■ Instructions for the task ■
Write out the listing in full, matching it word for word.

┄┄┄┄┄┄┄┄┄┄┄┄┄┄┄┄┄┄┄┄

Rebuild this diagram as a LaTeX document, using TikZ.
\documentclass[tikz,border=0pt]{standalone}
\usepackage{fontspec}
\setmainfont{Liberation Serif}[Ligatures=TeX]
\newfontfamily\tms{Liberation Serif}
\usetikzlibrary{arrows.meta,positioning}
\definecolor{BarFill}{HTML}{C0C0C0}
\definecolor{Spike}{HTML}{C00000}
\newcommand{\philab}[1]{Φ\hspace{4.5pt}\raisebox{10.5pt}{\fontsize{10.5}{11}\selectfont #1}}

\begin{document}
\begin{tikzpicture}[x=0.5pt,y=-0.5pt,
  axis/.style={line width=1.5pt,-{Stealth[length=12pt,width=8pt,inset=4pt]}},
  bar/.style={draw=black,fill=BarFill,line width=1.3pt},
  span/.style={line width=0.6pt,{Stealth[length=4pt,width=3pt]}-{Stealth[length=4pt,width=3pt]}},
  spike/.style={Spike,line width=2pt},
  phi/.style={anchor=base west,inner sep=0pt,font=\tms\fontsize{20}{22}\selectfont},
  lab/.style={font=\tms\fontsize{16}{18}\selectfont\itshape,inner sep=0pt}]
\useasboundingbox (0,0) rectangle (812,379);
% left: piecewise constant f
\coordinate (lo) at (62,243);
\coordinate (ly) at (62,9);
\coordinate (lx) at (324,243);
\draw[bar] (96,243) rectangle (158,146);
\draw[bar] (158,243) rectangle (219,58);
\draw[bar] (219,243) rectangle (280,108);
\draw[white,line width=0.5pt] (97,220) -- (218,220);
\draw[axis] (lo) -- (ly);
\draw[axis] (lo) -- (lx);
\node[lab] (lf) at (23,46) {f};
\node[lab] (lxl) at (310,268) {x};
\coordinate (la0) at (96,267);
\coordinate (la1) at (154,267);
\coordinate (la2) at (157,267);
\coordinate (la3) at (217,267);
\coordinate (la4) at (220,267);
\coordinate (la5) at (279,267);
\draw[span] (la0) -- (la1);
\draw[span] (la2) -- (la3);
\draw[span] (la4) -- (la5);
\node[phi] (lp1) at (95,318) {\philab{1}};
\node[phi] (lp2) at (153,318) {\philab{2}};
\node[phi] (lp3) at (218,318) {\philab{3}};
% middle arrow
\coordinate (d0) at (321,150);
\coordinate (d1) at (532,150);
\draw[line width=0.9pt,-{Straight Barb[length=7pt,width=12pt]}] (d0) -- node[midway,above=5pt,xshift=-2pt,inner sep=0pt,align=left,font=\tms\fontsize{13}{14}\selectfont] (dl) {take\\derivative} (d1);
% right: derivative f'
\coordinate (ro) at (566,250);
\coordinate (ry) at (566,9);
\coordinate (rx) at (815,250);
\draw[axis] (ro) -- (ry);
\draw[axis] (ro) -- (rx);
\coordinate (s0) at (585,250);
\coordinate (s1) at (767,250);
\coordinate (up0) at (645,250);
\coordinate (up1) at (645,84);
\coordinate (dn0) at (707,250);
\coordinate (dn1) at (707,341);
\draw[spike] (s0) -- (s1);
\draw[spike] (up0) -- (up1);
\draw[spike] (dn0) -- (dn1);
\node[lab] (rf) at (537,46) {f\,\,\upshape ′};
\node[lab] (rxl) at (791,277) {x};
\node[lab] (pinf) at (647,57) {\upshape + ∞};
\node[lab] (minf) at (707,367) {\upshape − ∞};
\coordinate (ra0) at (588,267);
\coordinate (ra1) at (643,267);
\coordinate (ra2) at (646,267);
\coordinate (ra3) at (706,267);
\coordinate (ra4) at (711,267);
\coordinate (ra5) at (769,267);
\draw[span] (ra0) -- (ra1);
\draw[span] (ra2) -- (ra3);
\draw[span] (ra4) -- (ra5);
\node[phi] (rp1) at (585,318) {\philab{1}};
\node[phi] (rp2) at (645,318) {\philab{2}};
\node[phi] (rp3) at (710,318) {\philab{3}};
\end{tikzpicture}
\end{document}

┄┄┄┄┄┄┄┄┄┄┄┄┄┄┄┄┄┄┄┄

■ Written solution ■
Rebuild this diagram as a LaTeX document, using TikZ.
\documentclass[tikz,border=0pt]{standalone}
\usepackage{fontspec}
\setmainfont{Liberation Serif}[Ligatures=TeX]
\newfontfamily\tms{Liberation Serif}
\usetikzlibrary{arrows.meta,positioning}
\definecolor{BarFill}{HTML}{C0C0C0}
\definecolor{Spike}{HTML}{C00000}
\newcommand{\philab}[1]{Φ\hspace{4.5pt}\raisebox{10.5pt}{\fontsize{10.5}{11}\selectfont #1}}

\begin{document}
\begin{tikzpicture}[x=0.5pt,y=-0.5pt,
  axis/.style={line width=1.5pt,-{Stealth[length=12pt,width=8pt,inset=4pt]}},
  bar/.style={draw=black,fill=BarFill,line width=1.3pt},
  span/.style={line width=0.6pt,{Stealth[length=4pt,width=3pt]}-{Stealth[length=4pt,width=3pt]}},
  spike/.style={Spike,line width=2pt},
  phi/.style={anchor=base west,inner sep=0pt,font=\tms\fontsize{20}{22}\selectfont},
  lab/.style={font=\tms\fontsize{16}{18}\selectfont\itshape,inner sep=0pt}]
\useasboundingbox (0,0) rectangle (812,379);
% left: piecewise constant f
\coordinate (lo) at (62,243);
\coordinate (ly) at (62,9);
\coordinate (lx) at (324,243);
\draw[bar] (96,243) rectangle (158,146);
\draw[bar] (158,243) rectangle (219,58);
\draw[bar] (219,243) rectangle (280,108);
\draw[white,line width=0.5pt] (97,220) -- (218,220);
\draw[axis] (lo) -- (ly);
\draw[axis] (lo) -- (lx);
\node[lab] (lf) at (23,46) {f};
\node[lab] (lxl) at (310,268) {x};
\coordinate (la0) at (96,267);
\coordinate (la1) at (154,267);
\coordinate (la2) at (157,267);
\coordinate (la3) at (217,267);
\coordinate (la4) at (220,267);
\coordinate (la5) at (279,267);
\draw[span] (la0) -- (la1);
\draw[span] (la2) -- (la3);
\draw[span] (la4) -- (la5);
\node[phi] (lp1) at (95,318) {\philab{1}};
\node[phi] (lp2) at (153,318) {\philab{2}};
\node[phi] (lp3) at (218,318) {\philab{3}};
% middle arrow
\coordinate (d0) at (321,150);
\coordinate (d1) at (532,150);
\draw[line width=0.9pt,-{Straight Barb[length=7pt,width=12pt]}] (d0) -- node[midway,above=5pt,xshift=-2pt,inner sep=0pt,align=left,font=\tms\fontsize{13}{14}\selectfont] (dl) {take\\derivative} (d1);
% right: derivative f'
\coordinate (ro) at (566,250);
\coordinate (ry) at (566,9);
\coordinate (rx) at (815,250);
\draw[axis] (ro) -- (ry);
\draw[axis] (ro) -- (rx);
\coordinate (s0) at (585,250);
\coordinate (s1) at (767,250);
\coordinate (up0) at (645,250);
\coordinate (up1) at (645,84);
\coordinate (dn0) at (707,250);
\coordinate (dn1) at (707,341);
\draw[spike] (s0) -- (s1);
\draw[spike] (up0) -- (up1);
\draw[spike] (dn0) -- (dn1);
\node[lab] (rf) at (537,46) {f\,\,\upshape ′};
\node[lab] (rxl) at (791,277) {x};
\node[lab] (pinf) at (647,57) {\upshape + ∞};
\node[lab] (minf) at (707,367) {\upshape − ∞};
\coordinate (ra0) at (588,267);
\coordinate (ra1) at (643,267);
\coordinate (ra2) at (646,267);
\coordinate (ra3) at (706,267);
\coordinate (ra4) at (711,267);
\coordinate (ra5) at (769,267);
\draw[span] (ra0) -- (ra1);
\draw[span] (ra2) -- (ra3);
\draw[span] (ra4) -- (ra5);
\node[phi] (rp1) at (585,318) {\philab{1}};
\node[phi] (rp2) at (645,318) {\philab{2}};
\node[phi] (rp3) at (710,318) {\philab{3}};
\end{tikzpicture}
\end{document}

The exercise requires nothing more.